ENTRIES SUPPLIED:
------------------------

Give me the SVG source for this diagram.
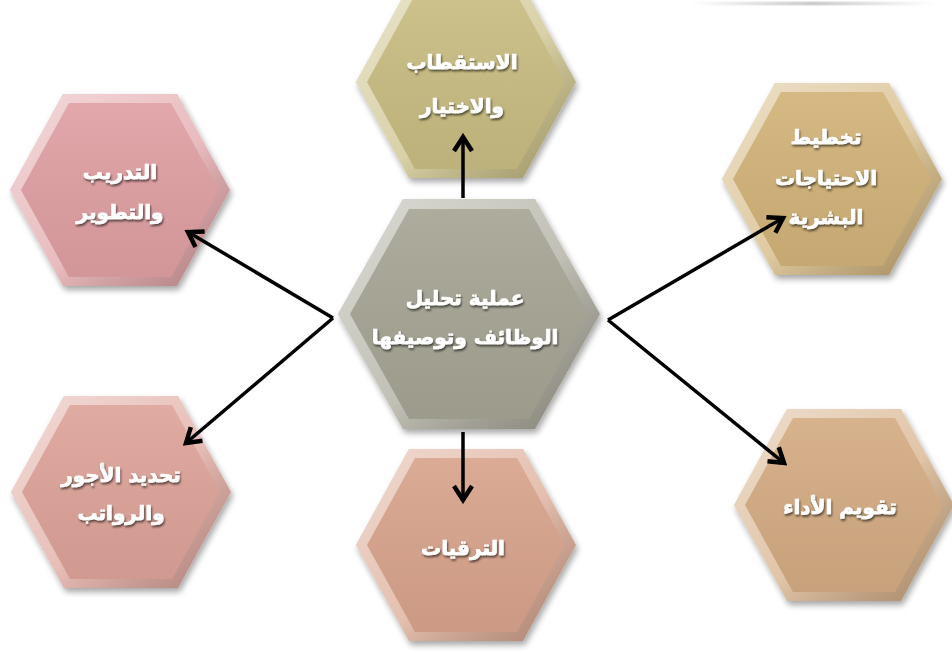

------------------------

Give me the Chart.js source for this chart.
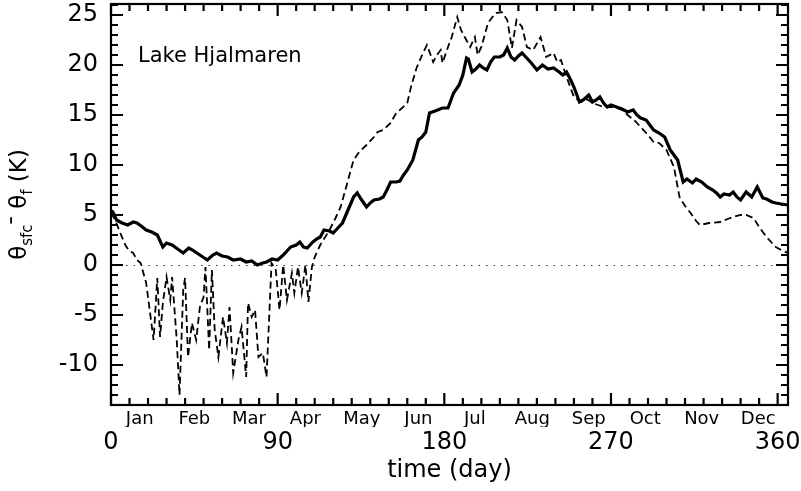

------------------------

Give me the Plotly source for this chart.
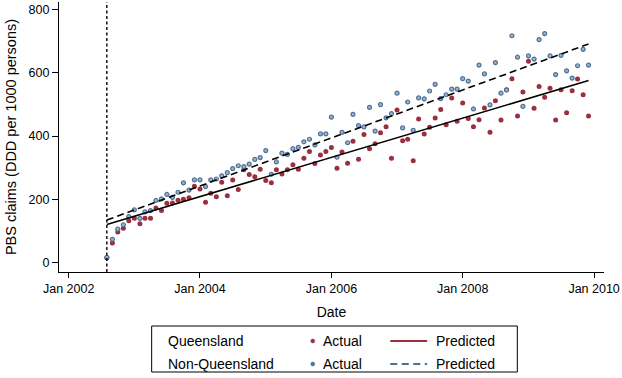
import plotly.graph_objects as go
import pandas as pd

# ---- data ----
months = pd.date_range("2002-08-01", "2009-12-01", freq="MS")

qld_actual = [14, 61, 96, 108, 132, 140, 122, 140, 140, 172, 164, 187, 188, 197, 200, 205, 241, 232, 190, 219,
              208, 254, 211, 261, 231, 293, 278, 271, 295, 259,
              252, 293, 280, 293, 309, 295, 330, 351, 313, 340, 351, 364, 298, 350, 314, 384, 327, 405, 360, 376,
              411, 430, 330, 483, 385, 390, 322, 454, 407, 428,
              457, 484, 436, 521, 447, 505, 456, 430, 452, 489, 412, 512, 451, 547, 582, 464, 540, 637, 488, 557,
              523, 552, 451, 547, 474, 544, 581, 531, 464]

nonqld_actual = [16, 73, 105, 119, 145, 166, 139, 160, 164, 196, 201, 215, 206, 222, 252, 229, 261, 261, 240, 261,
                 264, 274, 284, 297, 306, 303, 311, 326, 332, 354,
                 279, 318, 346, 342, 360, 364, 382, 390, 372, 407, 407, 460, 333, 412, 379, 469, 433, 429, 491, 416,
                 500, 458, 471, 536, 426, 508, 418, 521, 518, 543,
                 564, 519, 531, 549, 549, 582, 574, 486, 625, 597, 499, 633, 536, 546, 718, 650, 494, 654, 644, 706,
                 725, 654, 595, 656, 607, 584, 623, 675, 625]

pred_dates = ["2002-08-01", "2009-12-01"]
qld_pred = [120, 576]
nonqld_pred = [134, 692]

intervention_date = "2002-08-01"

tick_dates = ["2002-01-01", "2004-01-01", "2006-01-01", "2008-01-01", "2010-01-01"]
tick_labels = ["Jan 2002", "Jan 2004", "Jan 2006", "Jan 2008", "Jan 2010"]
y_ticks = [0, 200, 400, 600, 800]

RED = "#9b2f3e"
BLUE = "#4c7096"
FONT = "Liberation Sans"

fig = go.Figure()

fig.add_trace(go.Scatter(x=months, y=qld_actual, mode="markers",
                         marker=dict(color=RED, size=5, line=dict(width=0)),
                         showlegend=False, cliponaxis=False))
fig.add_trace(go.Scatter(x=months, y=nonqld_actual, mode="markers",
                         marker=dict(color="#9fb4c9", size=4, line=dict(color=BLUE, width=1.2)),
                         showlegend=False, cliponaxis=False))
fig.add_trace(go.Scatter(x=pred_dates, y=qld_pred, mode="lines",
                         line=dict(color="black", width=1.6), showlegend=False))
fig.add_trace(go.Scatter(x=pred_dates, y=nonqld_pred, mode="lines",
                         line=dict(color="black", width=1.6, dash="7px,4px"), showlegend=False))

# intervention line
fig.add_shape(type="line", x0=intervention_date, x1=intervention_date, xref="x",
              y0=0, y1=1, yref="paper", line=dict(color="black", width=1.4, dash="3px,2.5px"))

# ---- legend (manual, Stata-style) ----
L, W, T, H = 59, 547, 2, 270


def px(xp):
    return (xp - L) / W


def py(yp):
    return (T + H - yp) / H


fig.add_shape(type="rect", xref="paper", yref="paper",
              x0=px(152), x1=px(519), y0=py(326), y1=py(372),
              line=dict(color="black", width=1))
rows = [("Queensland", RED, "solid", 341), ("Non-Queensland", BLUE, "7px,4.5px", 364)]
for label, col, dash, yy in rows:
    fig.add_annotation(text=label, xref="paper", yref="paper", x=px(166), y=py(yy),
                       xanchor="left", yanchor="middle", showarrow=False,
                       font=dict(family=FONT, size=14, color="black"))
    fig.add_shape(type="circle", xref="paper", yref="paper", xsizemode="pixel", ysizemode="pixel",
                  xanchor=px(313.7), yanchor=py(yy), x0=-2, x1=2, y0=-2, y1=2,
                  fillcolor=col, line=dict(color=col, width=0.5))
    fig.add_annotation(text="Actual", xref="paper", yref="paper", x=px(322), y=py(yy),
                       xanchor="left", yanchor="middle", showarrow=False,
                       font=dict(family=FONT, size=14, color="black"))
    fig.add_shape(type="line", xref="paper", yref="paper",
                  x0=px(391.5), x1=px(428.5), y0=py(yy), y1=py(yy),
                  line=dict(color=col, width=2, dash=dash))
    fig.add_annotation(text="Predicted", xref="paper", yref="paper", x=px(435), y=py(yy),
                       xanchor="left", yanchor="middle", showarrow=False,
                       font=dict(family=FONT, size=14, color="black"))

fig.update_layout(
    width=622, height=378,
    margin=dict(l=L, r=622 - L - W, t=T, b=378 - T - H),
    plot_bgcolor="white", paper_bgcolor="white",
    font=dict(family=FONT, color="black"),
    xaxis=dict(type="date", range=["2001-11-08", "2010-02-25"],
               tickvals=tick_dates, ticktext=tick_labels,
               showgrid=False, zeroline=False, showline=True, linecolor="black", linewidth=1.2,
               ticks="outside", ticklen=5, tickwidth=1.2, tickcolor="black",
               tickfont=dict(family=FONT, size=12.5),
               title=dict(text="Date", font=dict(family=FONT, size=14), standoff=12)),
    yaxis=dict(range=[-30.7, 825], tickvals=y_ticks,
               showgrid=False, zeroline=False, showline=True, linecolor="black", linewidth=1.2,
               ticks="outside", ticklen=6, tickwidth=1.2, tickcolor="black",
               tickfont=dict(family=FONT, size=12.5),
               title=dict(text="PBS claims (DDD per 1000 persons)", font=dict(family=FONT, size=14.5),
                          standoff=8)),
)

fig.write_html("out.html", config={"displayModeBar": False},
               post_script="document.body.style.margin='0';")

------------------------

CHALLENGE: In the material above, find each line that contains the word "chart", and select it.

FINISHED EXERCISE:
Give me the Chart.js source for this chart.
Give me the Plotly source for this chart.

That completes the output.